Over the past two years, governments have made substantial financial commitments, totalling over USD 26 billion in funding for large-scale, integrated demonstration CCS projects and, by 2020, plan to facilitate the launch of between 19 and 43 of those projects. “This level of commitment is very promising, as government support is vital to helping projects under development overcome the final hurdles,” said IEA Executive Director Nobuo Tanaka. Victor Der, chairman of the CSLF Policy Group, said: “By any measure, governments and stakeholders have made impressive strides toward promoting CCS technologies and encouraging the collaboration and sharing of information necessary to foster the broad, global advancement of CCS. As this report indicates, we are moving steadily from R&D to commercialisation of effective, deployable CCS technologies.”
The report integrates a recent study commissioned by the Global CCS Institute, which identified 80 large-scale integrated CCS projects at various stages of development around the world. Five of these are in operation at present, and one new project has been launched and is proceeding to construction and a significant number could well proceed to launching and construction in the coming years. Notable efforts can be found in the United States, Canada, Australia and the European Union, particularly the United Kingdom. Projects are also under development for example in China and the Middle East. “The growing number of projects under development around the world demonstrates that increased action is being taken,” said Nick Otter, chief executive officer of the Global CCS Institute. “Rapid progress towards operation of those projects is now required if CCS is to be on-track for broad deployment by 2020.”
The report points to a strong momentum that has been developed over the past two years, due in part to the high-level political focus offered by the G8 and several other countries. Pilot plants have been commissioned, learning from plants in operation has continued and legal and regulatory frameworks have been developed in a number of countries and regions. International collaborative and public outreach activities have increased substantially and the mapping of suitable storage sites is underway in various countries and a guide for CCS-ready plant has been developed.
It is thus essential that governments and industry intensify future collaboration to realise projects under development, and to press for and enable more rapid progress toward the full implementation of the G8 goals. “The report stresses that continued political leadership is essential at both national and international levels.
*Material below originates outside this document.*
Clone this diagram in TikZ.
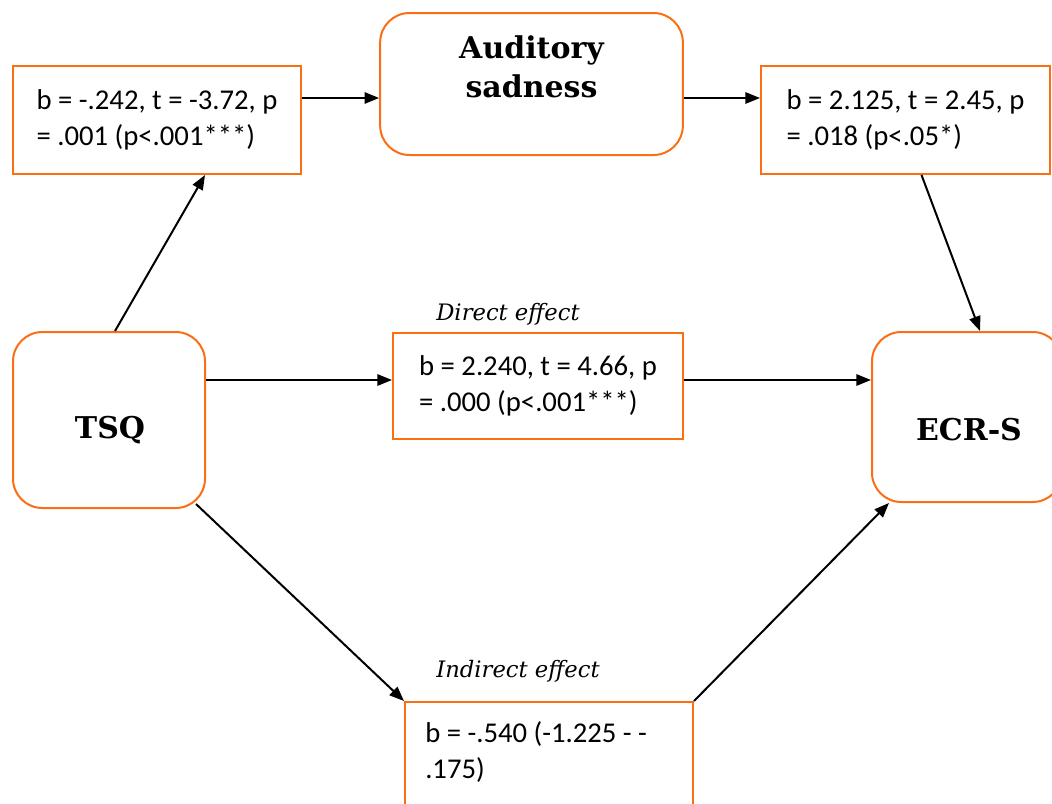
\documentclass[tikz,border=0pt]{standalone}
\usepackage{fontspec}
\setmainfont{Carlito}
\newfontfamily\headfont{DejaVu Serif}
\usetikzlibrary{arrows.meta,calc}
\definecolor{boxorange}{RGB}{250,110,20}
\begin{document}
\begin{tikzpicture}[x=0.75pt,y=-0.75pt,
  statbox/.style={draw=boxorange, line width=1.5pt, rectangle, align=left,
    inner sep=0pt, font=\fontsize{21.5}{27}\selectfont},
  varbox/.style={draw=boxorange, line width=1.5pt, rectangle, rounded corners=22pt, inner sep=0pt},
  vartext/.style={inner sep=0pt, align=center, font=\headfont\bfseries\fontsize{22.5}{29}\selectfont},
  efflabel/.style={inner sep=0pt, font=\headfont\itshape\fontsize{17}{20}\selectfont},
  path/.style={draw=black, line width=1.5pt, -{Triangle[length=11pt,width=8.5pt]}}]
\useasboundingbox (0,0) rectangle (1052,803);

% mediator
\node[varbox, minimum width=227pt, minimum height=106.5pt] (aud) at (531.5,84) {};
\node[vartext] (audtext) at (531.5,67) {Auditory\\sadness};

% predictor and outcome
\node[varbox, minimum width=144pt, minimum height=132pt] (tsq) at (109,420) {};
\node[vartext] (tsqtext) at (110,430) {TSQ};
\node[varbox, minimum width=142.5pt, minimum height=127.5pt] (ecr) at (967,417) {};
\node[vartext] (ecrtext) at (969,430) {ECR-S};

% path coefficients
\node[statbox, minimum width=216pt, minimum height=81pt] (statA) at (157,120)
  {b = -.242, t = -3.72, p\\= .001 (p<.001***)};
\node[statbox, minimum width=216.75pt, minimum height=81pt] (statB) at (905.5,120)
  {b = 2.125, t = 2.45, p\\= .018 (p<.05*)};
\node[statbox, minimum width=217.5pt, minimum height=79.5pt] (direct) at (538,386)
  {b = 2.240, t = 4.66, p\\= .000 (p<.001***)};
\node[efflabel] (directlab) at (508,314) {Direct effect};

\node[statbox, minimum width=216pt, minimum height=103.5pt] (ind) at (549,771) {};
\node[inner sep=0pt, anchor=west, align=left, font=\fontsize{21.5}{27}\selectfont]
  (indtext) at (425,752) {b = -.540 (-1.225 - -\\.175)};
\node[efflabel] (indlab) at (518,671) {Indirect effect};

% connectors
\draw[path] ($(tsq.north)+(6,0)$) -- ($(statA.south)+(48,0)$);
\draw[path] ($(statA.east)+(0,-22)$) -- ($(aud.west)+(0,14)$);
\draw[path] ($(aud.east)+(0,14)$) -- ($(statB.west)+(0,-22)$);
\draw[path] ($(statB.south)+(16,0)$) -- ($(ecr.north)+(13,0)$);
\draw[path] ($(tsq.east)+(0,-40)$) -- ($(direct.west)+(0,-6)$);
\draw[path] ($(direct.east)+(0,-6)$) -- ($(ecr.west)+(0,-37)$);
\draw[path] ($(tsq.south east)+(-10,-5)$) -- (ind.north west);
\draw[path] (ind.north east) -- ($(ecr.south west)+(18,0)$);
\end{tikzpicture}
\end{document}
Reaching the G8 goal of broad deployment of CCS by 2020 is achievable, but will be challenging,” Mr. Tanaka highlighted.
The report reiterates that according to the October 2009 IEA CCS Technology Roadmap, around 100 CCS projects will be required globally by 2020, roughly half of them in developing countries. These projects are needed to support the G8 recognition in 2009 of “the broad scientific view that the increase in global average temperature above pre-industrial levels ought not to exceed 2 degrees C”, which requires limiting the concentration of CO2 in the atmosphere to 450 parts per million.
Since the Gleneagles Summit in 2005, G8 leaders have made a range of recommendations on CCS that, if addressed successfully, would accelerate progress towards its early deployment. Notably, at the Hokkaido Toyako Summit in 2008, they supported "the launching of 20 large-scale CCS demonstration projects globally by 2010, with a view to beginning broad deployment of CCS by 2020".
The IEA and CSLF, with the co-operation of the Global CCS Institute, have been invited by the G8 to report on progress. Because of its crucial role in mitigating climate change, the organisations strongly recommend that CCS be kept on the agendas of high-level energy and climate change discussions, e.g. those of the G8, the G20 and the Major Economies Forum (MEF).